With digital, there are two separate absolute limits where the sensel buckets overflow or the raw file numeric values max out. These place an upper limit on exposure. It's only with a gain of 1x that these two limits are reached at about the same time.
With film there is the film base plus fog that you need to rise above before you can begin to record anything meaningful. With B&W you can adjust the "gain" (contrast) but you cannot do that with color without consequenses.
Even with B&W film, the latitude soon maxes out so, if you get the shadows right, you still might end up with too much contrast and exposure to retain useful information in the highlights. That's where compensating development comes in to retard the highlight development while completing the shadow development.

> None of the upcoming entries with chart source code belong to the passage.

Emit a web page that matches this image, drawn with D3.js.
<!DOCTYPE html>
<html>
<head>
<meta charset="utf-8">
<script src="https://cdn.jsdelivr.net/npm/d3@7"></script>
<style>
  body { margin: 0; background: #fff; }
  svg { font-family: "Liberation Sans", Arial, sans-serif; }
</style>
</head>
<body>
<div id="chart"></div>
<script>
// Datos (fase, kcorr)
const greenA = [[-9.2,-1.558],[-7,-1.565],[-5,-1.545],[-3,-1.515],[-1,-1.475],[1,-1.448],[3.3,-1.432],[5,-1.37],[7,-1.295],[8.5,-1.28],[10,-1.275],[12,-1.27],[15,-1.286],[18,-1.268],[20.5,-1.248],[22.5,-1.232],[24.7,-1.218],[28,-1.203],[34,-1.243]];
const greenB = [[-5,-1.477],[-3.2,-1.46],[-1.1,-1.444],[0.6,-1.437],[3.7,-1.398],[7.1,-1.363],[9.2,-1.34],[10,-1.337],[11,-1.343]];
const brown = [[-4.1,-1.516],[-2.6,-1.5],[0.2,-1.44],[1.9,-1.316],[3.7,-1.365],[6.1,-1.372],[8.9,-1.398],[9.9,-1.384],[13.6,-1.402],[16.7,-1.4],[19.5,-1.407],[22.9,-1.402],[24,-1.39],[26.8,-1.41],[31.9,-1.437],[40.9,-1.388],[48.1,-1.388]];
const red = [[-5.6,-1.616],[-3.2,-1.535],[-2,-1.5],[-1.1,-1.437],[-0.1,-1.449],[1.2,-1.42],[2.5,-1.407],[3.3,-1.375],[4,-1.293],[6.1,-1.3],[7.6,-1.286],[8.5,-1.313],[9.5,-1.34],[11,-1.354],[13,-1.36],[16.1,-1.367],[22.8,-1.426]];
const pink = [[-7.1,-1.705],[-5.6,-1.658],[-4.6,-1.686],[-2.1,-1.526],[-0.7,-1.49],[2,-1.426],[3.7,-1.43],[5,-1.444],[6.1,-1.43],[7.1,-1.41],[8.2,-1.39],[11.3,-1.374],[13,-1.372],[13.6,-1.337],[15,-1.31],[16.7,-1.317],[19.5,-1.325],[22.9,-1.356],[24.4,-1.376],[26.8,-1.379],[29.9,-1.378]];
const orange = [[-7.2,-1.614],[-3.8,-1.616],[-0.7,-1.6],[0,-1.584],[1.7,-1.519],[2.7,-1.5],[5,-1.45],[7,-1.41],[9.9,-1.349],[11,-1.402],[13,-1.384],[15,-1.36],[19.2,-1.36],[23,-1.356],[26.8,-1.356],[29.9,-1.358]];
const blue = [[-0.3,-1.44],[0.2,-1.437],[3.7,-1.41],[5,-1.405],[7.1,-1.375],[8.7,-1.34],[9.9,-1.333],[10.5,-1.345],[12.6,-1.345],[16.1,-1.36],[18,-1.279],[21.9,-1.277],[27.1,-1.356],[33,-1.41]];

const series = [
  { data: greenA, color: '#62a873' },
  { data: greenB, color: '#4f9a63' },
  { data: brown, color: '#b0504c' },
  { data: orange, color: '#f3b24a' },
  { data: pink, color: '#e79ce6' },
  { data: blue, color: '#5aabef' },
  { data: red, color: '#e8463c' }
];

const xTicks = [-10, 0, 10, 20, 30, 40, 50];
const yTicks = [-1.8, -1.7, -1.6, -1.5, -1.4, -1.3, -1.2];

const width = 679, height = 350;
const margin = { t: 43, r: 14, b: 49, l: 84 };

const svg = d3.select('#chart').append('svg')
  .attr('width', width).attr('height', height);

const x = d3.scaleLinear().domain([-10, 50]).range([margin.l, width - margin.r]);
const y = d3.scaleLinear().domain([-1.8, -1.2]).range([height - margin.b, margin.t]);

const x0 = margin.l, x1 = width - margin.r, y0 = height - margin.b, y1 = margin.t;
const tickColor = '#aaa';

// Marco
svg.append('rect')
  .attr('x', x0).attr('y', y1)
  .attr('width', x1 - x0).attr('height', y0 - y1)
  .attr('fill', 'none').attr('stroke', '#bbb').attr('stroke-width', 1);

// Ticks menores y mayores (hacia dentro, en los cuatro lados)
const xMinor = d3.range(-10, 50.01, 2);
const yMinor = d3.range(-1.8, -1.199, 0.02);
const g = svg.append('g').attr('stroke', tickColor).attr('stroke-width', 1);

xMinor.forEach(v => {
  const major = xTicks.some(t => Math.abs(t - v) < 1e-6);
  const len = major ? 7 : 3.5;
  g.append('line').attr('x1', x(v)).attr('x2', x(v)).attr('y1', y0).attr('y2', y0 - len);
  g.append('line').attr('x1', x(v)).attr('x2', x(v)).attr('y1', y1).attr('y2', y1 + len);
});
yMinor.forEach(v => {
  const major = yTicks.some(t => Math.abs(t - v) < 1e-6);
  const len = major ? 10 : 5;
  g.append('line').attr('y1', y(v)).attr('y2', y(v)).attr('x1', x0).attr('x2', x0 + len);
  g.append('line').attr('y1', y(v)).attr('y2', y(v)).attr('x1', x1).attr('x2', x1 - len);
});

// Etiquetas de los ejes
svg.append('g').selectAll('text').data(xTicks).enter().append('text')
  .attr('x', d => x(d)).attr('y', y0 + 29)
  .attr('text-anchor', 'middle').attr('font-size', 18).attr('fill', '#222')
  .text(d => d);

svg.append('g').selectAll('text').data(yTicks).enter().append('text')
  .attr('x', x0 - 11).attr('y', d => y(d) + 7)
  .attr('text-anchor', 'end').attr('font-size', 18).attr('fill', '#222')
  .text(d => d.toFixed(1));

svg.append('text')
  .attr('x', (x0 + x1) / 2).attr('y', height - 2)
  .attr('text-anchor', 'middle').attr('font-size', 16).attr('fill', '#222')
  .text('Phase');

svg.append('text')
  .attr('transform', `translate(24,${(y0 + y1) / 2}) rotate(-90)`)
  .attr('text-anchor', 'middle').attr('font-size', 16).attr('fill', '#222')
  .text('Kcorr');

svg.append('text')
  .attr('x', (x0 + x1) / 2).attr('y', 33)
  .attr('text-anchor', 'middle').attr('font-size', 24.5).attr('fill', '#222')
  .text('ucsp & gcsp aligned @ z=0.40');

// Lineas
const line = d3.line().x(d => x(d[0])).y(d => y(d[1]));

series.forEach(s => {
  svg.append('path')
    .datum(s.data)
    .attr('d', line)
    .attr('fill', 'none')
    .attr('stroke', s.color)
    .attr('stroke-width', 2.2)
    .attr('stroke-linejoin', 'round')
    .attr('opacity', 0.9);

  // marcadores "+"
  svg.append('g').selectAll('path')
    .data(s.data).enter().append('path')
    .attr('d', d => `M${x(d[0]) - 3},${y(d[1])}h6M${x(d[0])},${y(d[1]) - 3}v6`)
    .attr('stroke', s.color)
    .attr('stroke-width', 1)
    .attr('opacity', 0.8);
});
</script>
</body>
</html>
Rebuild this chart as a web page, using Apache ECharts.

But the part that does not translate is the much wider DR of digital and the fact that there is so much more latitude than with film, especially color transparency film.
You can get away with much more variation in exposure setting with digital than you could with film. That's why there is no apparent deterioration in an image of a normal scene when you apply ETTR or ETTL by one or two stops, even more with a scene with a narrow DR.
Just as there have been proponents of ETTR who demonstrate how much they can push the histogram to the right without losing the highlights information, there have been others who have allowed the histogram to move to the left without losing shadow information. What saves them both is having a scene with a narrower DR than the camera is capable of recording cleanly.
And the key to accessing the camera's wide DR is staying close to base ISO. That also encourages full exposure at the camera's native sensitivity and holds the noise down. That's not a hangup on my part, it's an immutable fact.